Raw records

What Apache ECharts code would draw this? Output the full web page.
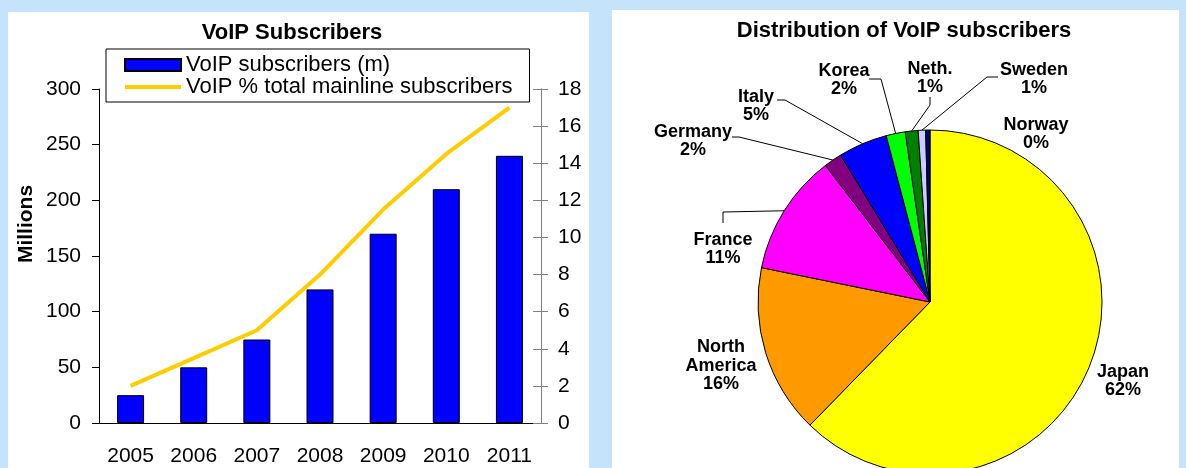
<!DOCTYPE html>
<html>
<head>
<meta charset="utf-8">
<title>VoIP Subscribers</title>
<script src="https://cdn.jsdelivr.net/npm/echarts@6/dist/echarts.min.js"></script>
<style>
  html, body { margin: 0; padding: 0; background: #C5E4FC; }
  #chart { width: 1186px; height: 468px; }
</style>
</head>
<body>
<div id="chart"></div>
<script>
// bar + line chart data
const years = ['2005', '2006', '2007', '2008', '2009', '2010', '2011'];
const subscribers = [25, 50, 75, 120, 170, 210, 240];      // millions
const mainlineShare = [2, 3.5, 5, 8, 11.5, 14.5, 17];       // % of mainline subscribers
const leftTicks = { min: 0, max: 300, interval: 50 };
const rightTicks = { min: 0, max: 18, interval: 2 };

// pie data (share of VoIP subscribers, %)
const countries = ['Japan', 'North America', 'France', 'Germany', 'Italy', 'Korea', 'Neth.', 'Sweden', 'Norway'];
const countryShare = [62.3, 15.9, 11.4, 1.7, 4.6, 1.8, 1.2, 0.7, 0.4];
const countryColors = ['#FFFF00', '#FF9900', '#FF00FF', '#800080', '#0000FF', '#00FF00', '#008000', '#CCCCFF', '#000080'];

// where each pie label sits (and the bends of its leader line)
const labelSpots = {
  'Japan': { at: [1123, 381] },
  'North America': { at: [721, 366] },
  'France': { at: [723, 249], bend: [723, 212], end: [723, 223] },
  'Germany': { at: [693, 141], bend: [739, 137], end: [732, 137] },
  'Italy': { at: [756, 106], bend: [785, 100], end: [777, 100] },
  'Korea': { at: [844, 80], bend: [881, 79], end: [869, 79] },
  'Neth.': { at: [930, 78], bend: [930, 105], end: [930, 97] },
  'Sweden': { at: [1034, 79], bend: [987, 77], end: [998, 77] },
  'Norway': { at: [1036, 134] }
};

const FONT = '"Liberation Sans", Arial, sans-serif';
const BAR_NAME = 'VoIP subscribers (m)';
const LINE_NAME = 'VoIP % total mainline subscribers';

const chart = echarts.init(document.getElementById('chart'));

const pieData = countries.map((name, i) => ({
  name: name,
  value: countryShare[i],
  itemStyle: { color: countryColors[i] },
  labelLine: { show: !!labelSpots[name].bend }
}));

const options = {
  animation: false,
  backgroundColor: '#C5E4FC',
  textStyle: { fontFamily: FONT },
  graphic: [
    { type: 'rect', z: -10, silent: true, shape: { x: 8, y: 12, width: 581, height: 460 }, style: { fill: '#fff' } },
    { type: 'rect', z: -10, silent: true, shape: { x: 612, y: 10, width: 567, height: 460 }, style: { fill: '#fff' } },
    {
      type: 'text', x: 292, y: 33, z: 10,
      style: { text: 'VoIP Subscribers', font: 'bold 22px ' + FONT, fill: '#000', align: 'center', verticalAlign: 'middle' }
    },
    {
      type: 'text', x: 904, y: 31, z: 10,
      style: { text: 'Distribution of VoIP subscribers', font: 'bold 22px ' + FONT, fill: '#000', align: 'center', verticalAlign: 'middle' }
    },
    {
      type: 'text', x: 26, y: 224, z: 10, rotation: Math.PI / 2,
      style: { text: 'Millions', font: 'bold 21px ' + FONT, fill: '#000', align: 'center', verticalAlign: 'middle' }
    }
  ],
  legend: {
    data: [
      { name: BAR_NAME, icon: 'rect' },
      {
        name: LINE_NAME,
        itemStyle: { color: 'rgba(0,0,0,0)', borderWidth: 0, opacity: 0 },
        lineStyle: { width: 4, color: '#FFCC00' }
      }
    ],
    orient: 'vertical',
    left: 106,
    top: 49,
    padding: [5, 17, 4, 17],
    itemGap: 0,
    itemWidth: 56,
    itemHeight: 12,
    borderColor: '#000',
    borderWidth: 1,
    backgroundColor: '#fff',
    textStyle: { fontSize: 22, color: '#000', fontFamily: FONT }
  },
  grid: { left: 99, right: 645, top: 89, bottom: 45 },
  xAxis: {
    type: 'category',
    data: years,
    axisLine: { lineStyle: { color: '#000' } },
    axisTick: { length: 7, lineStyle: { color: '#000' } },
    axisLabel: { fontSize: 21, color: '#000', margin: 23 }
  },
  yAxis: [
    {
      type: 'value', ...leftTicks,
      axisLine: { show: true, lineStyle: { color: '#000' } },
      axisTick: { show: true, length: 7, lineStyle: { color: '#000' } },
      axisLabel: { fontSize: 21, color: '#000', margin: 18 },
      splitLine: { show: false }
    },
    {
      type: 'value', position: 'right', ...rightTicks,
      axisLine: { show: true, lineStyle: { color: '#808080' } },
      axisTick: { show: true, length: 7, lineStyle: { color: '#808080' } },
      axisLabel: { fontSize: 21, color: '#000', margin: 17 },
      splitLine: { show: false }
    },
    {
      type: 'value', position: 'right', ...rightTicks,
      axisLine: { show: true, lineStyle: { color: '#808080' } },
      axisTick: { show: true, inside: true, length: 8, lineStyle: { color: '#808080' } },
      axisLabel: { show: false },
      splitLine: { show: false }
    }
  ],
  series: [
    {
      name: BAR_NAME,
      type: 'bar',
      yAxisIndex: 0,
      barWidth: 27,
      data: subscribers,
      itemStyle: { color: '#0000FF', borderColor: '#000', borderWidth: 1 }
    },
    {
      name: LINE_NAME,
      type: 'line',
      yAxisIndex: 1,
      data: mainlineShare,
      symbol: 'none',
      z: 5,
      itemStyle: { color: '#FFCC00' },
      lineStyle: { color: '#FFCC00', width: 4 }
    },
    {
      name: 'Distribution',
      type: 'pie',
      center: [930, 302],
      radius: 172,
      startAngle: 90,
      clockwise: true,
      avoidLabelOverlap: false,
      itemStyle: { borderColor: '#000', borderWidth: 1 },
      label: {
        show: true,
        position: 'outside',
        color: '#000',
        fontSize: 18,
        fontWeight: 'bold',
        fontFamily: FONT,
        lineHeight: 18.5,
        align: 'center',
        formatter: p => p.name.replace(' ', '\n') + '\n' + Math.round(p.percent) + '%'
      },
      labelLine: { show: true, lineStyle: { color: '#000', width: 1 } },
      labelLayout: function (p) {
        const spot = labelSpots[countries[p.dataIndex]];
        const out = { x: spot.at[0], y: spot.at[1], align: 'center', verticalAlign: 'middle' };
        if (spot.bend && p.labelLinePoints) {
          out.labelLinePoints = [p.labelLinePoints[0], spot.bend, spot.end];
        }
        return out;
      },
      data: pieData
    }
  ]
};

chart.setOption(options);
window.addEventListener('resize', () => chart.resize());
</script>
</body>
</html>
...
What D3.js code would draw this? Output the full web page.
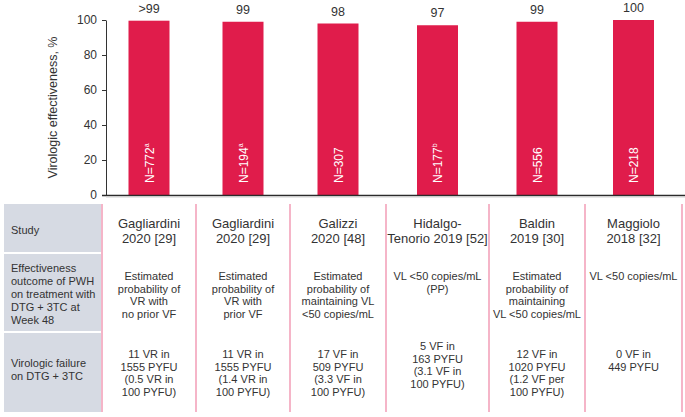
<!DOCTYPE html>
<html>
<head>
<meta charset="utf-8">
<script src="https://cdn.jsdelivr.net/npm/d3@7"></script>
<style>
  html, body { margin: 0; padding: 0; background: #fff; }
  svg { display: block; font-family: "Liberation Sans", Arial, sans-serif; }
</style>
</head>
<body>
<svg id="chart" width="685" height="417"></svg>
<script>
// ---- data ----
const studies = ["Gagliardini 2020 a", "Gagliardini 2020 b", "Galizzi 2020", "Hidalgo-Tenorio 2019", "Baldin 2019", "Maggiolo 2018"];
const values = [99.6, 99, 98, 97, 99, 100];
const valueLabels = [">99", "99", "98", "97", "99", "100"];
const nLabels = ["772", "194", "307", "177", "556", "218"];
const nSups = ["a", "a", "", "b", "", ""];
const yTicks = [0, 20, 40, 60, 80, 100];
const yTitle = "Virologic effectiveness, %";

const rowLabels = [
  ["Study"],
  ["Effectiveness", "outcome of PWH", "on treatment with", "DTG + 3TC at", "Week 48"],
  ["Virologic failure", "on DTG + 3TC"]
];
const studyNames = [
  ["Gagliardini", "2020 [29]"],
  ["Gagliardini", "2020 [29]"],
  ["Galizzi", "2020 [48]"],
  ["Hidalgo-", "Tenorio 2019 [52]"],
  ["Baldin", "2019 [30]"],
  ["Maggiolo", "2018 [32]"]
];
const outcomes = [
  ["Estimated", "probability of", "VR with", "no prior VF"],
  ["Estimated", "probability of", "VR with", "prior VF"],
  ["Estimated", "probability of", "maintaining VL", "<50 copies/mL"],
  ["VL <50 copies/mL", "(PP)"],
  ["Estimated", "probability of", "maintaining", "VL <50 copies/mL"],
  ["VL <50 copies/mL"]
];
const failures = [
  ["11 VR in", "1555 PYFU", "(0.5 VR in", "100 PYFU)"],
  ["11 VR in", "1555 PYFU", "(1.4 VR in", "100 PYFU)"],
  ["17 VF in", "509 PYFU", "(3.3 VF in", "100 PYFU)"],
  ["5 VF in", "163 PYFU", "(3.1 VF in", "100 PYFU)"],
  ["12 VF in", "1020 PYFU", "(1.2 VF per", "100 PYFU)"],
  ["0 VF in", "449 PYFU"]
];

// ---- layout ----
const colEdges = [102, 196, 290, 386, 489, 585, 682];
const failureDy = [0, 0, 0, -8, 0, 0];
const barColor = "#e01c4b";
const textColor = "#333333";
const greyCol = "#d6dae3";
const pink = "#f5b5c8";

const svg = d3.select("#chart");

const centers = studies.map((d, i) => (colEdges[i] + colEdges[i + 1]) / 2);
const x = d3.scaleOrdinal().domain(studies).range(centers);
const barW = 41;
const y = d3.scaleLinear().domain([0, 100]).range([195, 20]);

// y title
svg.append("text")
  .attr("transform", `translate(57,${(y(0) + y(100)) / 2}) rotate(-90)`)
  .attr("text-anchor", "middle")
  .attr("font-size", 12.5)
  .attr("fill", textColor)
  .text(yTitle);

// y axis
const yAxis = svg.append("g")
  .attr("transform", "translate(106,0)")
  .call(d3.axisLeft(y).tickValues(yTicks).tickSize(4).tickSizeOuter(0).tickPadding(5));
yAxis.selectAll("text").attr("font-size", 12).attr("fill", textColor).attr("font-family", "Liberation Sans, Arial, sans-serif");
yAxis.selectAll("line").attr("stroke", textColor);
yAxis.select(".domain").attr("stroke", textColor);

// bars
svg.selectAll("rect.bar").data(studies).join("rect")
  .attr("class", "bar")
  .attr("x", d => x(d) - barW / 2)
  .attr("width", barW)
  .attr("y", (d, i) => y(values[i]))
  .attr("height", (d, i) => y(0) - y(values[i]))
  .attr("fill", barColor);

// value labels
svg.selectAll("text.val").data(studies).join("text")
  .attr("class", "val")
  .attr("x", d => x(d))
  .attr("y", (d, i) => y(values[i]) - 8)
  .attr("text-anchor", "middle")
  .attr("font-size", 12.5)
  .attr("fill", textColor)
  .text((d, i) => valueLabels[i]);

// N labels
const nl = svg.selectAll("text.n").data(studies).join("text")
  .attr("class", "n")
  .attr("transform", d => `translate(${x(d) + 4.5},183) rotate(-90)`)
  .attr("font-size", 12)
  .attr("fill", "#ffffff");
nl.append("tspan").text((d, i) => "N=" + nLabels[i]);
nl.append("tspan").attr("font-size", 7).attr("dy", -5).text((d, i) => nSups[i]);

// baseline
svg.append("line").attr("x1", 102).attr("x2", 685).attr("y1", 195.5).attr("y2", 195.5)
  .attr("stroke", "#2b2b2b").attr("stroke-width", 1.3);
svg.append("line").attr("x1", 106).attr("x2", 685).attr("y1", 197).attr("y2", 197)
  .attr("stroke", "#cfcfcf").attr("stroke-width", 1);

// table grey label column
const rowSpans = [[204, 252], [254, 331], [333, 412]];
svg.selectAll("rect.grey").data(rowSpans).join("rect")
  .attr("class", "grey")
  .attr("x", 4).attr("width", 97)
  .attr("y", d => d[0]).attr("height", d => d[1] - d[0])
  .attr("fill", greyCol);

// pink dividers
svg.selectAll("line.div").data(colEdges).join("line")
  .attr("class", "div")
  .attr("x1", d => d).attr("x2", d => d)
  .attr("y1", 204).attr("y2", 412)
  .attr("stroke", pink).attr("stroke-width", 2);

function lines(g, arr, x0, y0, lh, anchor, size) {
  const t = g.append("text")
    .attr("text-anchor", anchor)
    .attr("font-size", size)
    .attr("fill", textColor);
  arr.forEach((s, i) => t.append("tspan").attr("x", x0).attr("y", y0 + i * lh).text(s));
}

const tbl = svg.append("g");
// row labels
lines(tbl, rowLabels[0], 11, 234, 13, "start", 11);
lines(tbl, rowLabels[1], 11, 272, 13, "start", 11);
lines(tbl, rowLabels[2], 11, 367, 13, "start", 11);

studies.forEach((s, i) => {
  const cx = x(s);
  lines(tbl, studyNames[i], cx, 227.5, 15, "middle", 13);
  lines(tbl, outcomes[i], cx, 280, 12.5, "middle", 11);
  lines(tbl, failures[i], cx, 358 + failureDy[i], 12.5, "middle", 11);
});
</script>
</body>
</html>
* * *
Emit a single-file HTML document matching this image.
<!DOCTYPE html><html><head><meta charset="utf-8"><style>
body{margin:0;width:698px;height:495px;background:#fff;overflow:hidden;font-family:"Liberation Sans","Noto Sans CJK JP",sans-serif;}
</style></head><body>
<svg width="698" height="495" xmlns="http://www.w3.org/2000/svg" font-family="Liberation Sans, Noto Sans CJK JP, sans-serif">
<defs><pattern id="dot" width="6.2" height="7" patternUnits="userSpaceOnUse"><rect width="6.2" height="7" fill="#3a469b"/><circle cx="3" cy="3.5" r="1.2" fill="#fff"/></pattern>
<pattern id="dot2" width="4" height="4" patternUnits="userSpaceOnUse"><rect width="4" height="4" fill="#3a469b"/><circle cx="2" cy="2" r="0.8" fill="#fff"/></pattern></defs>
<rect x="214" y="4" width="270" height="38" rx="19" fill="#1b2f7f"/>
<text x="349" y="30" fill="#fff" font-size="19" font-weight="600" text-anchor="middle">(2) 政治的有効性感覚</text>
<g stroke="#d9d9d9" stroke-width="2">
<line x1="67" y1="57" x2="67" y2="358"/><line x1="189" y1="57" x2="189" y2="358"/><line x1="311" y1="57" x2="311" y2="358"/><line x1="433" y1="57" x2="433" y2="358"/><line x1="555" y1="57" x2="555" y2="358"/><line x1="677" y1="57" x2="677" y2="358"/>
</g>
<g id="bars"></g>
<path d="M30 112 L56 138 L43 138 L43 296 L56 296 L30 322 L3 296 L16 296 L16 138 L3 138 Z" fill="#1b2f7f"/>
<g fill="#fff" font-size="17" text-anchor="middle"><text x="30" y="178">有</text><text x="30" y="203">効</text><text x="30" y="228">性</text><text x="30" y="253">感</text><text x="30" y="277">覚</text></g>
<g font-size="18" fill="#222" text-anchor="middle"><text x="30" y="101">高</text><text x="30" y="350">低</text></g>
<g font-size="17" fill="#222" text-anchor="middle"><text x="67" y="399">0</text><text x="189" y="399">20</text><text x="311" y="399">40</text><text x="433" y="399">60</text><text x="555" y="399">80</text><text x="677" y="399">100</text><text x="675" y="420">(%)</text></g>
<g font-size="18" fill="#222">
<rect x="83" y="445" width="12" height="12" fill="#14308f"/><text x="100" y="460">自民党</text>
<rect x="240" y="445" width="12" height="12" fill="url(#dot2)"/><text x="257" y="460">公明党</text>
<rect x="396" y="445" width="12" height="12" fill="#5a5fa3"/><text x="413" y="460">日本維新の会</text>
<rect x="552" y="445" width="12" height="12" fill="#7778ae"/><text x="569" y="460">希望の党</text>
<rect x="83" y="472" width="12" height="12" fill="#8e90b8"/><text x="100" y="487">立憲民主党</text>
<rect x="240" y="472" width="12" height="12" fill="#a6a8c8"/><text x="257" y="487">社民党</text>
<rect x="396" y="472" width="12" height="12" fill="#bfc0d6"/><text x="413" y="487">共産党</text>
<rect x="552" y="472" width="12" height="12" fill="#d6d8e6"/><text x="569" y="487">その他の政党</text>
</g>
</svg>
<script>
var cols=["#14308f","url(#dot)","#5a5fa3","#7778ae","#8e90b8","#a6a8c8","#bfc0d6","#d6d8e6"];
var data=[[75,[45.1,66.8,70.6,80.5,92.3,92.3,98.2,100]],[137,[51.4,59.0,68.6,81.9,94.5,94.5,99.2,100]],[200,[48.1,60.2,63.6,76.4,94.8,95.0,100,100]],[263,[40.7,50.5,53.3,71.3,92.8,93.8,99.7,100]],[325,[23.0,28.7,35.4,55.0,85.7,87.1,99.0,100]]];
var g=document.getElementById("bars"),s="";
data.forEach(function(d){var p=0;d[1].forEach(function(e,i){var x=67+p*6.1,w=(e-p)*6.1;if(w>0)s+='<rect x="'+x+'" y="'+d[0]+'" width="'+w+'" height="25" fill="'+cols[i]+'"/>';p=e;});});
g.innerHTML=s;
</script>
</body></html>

Do this: Above are the records. Copy word for word only their lines from the one holding "What Apache ECharts" through the one holding "const LINE_NAME = 'VoIP", both included, and skip the images.

Solution for this exercise:
What Apache ECharts code would draw this? Output the full web page.
<!DOCTYPE html>
<html>
<head>
<meta charset="utf-8">
<title>VoIP Subscribers</title>
<script src="https://cdn.jsdelivr.net/npm/echarts@6/dist/echarts.min.js"></script>
<style>
  html, body { margin: 0; padding: 0; background: #C5E4FC; }
  #chart { width: 1186px; height: 468px; }
</style>
</head>
<body>
<div id="chart"></div>
<script>
// bar + line chart data
const years = ['2005', '2006', '2007', '2008', '2009', '2010', '2011'];
const subscribers = [25, 50, 75, 120, 170, 210, 240];      // millions
const mainlineShare = [2, 3.5, 5, 8, 11.5, 14.5, 17];       // % of mainline subscribers
const leftTicks = { min: 0, max: 300, interval: 50 };
const rightTicks = { min: 0, max: 18, interval: 2 };

// pie data (share of VoIP subscribers, %)
const countries = ['Japan', 'North America', 'France', 'Germany', 'Italy', 'Korea', 'Neth.', 'Sweden', 'Norway'];
const countryShare = [62.3, 15.9, 11.4, 1.7, 4.6, 1.8, 1.2, 0.7, 0.4];
const countryColors = ['#FFFF00', '#FF9900', '#FF00FF', '#800080', '#0000FF', '#00FF00', '#008000', '#CCCCFF', '#000080'];

// where each pie label sits (and the bends of its leader line)
const labelSpots = {
  'Japan': { at: [1123, 381] },
  'North America': { at: [721, 366] },
  'France': { at: [723, 249], bend: [723, 212], end: [723, 223] },
  'Germany': { at: [693, 141], bend: [739, 137], end: [732, 137] },
  'Italy': { at: [756, 106], bend: [785, 100], end: [777, 100] },
  'Korea': { at: [844, 80], bend: [881, 79], end: [869, 79] },
  'Neth.': { at: [930, 78], bend: [930, 105], end: [930, 97] },
  'Sweden': { at: [1034, 79], bend: [987, 77], end: [998, 77] },
  'Norway': { at: [1036, 134] }
};

const FONT = '"Liberation Sans", Arial, sans-serif';
const BAR_NAME = 'VoIP subscribers (m)';
const LINE_NAME = 'VoIP % total mainline subscribers';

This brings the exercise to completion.